How will it contribute to transparency growth? It’s difficult to say, as everything will depend on what mechanisms the state will invest to provide implementation of that requirement and what penalties will be defined for violation of that requirement.

A simple example should be brought. The norm of mandatory audit, as stated, was eliminated in 2014, however, the norm of publication of financial reports remained under current law.

Thus, pursuant Article 24 of RA Law on Accounting big companies must publish annual reports (definition of a big company remained the same—assets or turnover comprising USD 1 billion).

However, those interested may consult the list of top 1000 taxpayers and check reports of how many of them are available on the internet. As we have repeatedly checked, it should be stated that number of such companies is a few dozens (not counting organizations, accountability of which may be published in the press, on the internet or provided through booklets, i.e. nothing prevents big companies from printing a booklet in 1000 samples and keep them in safes (practically it’s impossible to clarify whether they’ve been disseminated or no).
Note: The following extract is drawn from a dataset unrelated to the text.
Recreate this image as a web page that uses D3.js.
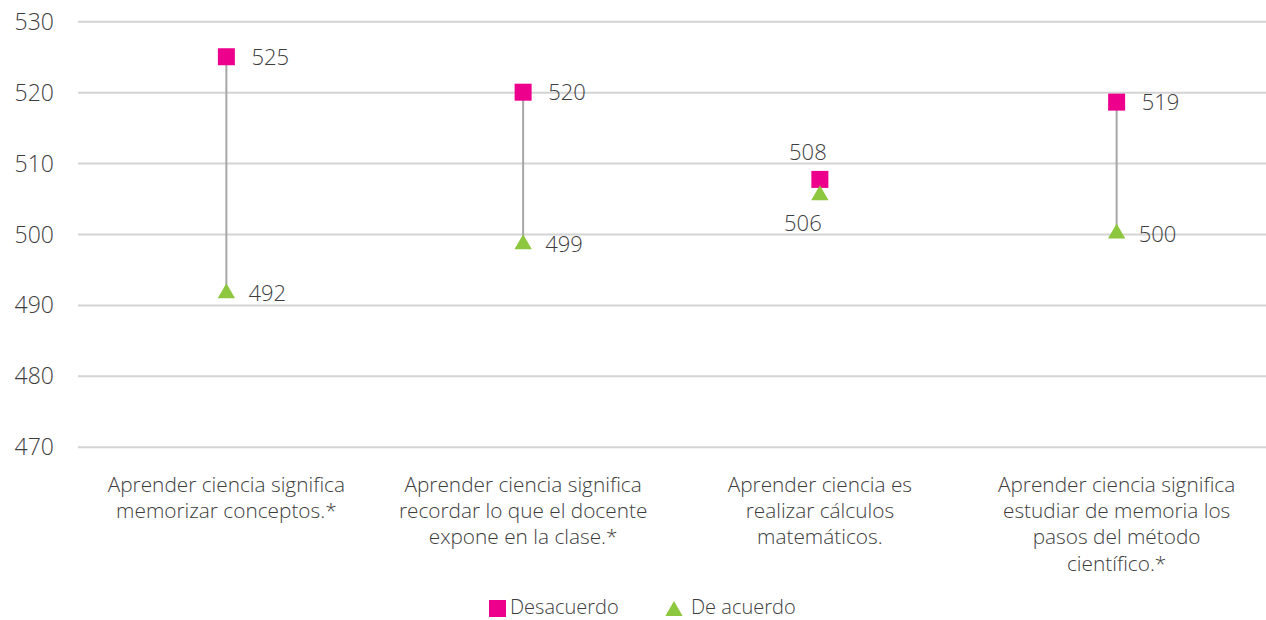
<!DOCTYPE html>
<html>
<head>
<meta charset="utf-8">
<script src="https://cdn.jsdelivr.net/npm/d3@7"></script>
<style>
  body { margin: 0; background: #fff; }
  svg text { font-family: "Open Sans", Lato, sans-serif; font-weight: 300; fill: #3d3d3d; }
</style>
</head>
<body>
<div></div>
<script>
// datos
const categories = [
  ["Aprender ciencia significa", "memorizar conceptos.*"],
  ["Aprender ciencia significa", "recordar lo que el docente", "expone en la clase.*"],
  ["Aprender ciencia es", "realizar cálculos", "matemáticos."],
  ["Aprender ciencia significa", "estudiar de memoria los", "pasos del método", "científico.*"]
];
const desacuerdo = [525.0, 520.0, 507.7, 518.6];
const deAcuerdo = [491.8, 498.7, 505.6, 500.2];
const yTicks = [470, 480, 490, 500, 510, 520, 530];
const seriesNames = ["Desacuerdo", "De acuerdo"];

const Width = 1266, Height = 620;
const pink = "#EC008C", green = "#8DC63F";

const svg = d3.select(document.body).select("div")
    .append("svg").attr("width", Width).attr("height", Height);

//escalas
const xScale = d3.scaleBand().domain(d3.range(categories.length)).range([78, 1265]);
const yScale = d3.scaleLinear().domain([470, 530]).range([446.7, 21.3]);
const cx = i => xScale(i) + xScale.bandwidth() / 2;

//eje Y con lineas de cuadricula
const yAxis = d3.axisLeft(yScale).tickValues(yTicks).tickSize(-(1266 - 78)).tickPadding(24);
const gy = svg.append("g").attr("transform", "translate(78,0)").call(yAxis);
gy.select(".domain").remove();
gy.selectAll(".tick line").attr("stroke", "#d4d4d4").attr("stroke-width", 2);
gy.selectAll(".tick text").attr("font-size", 23).attr("dy", "0.35em")
    .style("font-family", "'Open Sans', sans-serif").attr("fill", "#3d3d3d");

//etiquetas de categorias
categories.forEach((lines, i) => {
    const t = svg.append("text").attr("text-anchor", "middle").attr("font-size", 20.8)
        .attr("x", cx(i)).attr("y", 492);
    lines.forEach((l, j) => {
        t.append("tspan").attr("x", cx(i)).attr("dy", j === 0 ? 0 : 26.2).text(l);
    });
});

//lineas conectoras
svg.selectAll(".link").data(desacuerdo).enter().append("line")
    .attr("class", "link")
    .attr("x1", (d, i) => cx(i)).attr("x2", (d, i) => cx(i))
    .attr("y1", d => yScale(d)).attr("y2", (d, i) => yScale(deAcuerdo[i]))
    .attr("stroke", "#a6a6a6").attr("stroke-width", 2);

//marcadores
const sq = 17;
svg.selectAll(".sq").data(desacuerdo).enter().append("rect")
    .attr("class", "sq")
    .attr("x", (d, i) => cx(i) - sq / 2).attr("y", d => yScale(d) - sq / 2)
    .attr("width", sq).attr("height", sq).attr("fill", pink);

const tri = d3.symbol().type(d3.symbolTriangle).size(130);
svg.selectAll(".tri").data(deAcuerdo).enter().append("path")
    .attr("class", "tri")
    .attr("transform", (d, i) => "translate(" + cx(i) + "," + (yScale(d) + 1) + ")")
    .attr("d", tri).attr("fill", green);

//etiquetas de valores: posicion relativa al marcador
const topPos = ["right", "right", "above", "right"];
const botPos = ["right", "right", "below", "right"];
svg.selectAll(".vtop").data(desacuerdo).enter().append("text")
    .attr("font-size", 22)
    .attr("text-anchor", (d, i) => topPos[i] === "right" ? "start" : "middle")
    .attr("x", (d, i) => topPos[i] === "right" ? cx(i) + 25 : cx(i) - 12)
    .attr("y", (d, i) => topPos[i] === "right" ? yScale(d) + 8 : yScale(d) - 19)
    .text(d => Math.round(d));
svg.selectAll(".vbot").data(deAcuerdo).enter().append("text")
    .attr("font-size", 22)
    .attr("text-anchor", (d, i) => botPos[i] === "right" ? "start" : "middle")
    .attr("x", (d, i) => botPos[i] === "right" ? cx(i) + 22 : cx(i) - 17)
    .attr("y", (d, i) => botPos[i] === "right" ? yScale(d) + 9 : yScale(d) + 37)
    .text(d => Math.round(d));

//leyenda
const legend = svg.append("g");
legend.append("rect").attr("x", 489).attr("y", 600).attr("width", 17).attr("height", 17).attr("fill", pink);
legend.append("text").attr("x", 510).attr("y", 614).attr("font-size", 20).text(seriesNames[0]);
legend.append("path").attr("transform", "translate(674,611)").attr("d", tri).attr("fill", green);
legend.append("text").attr("x", 691).attr("y", 614).attr("font-size", 20).text(seriesNames[1]);
</script>
</body>
</html>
However, let’s not be pessimistic, as it seems there is an intention to fill that gap. In particular, the Ministry of Finance proposed that reports of the companies were published in the register of the National Statistical Service of Armenia. Thus, it’ll be possible to find them not only in a separate newspaper or on its website, but in the single register led by the National Statistical Service.

This is really a step forward. It’s also possible to implement other not expensive steps towards raising transparency, to touch upon which perhaps will be possible after the elections, proposing them to the developing new Government after the elections.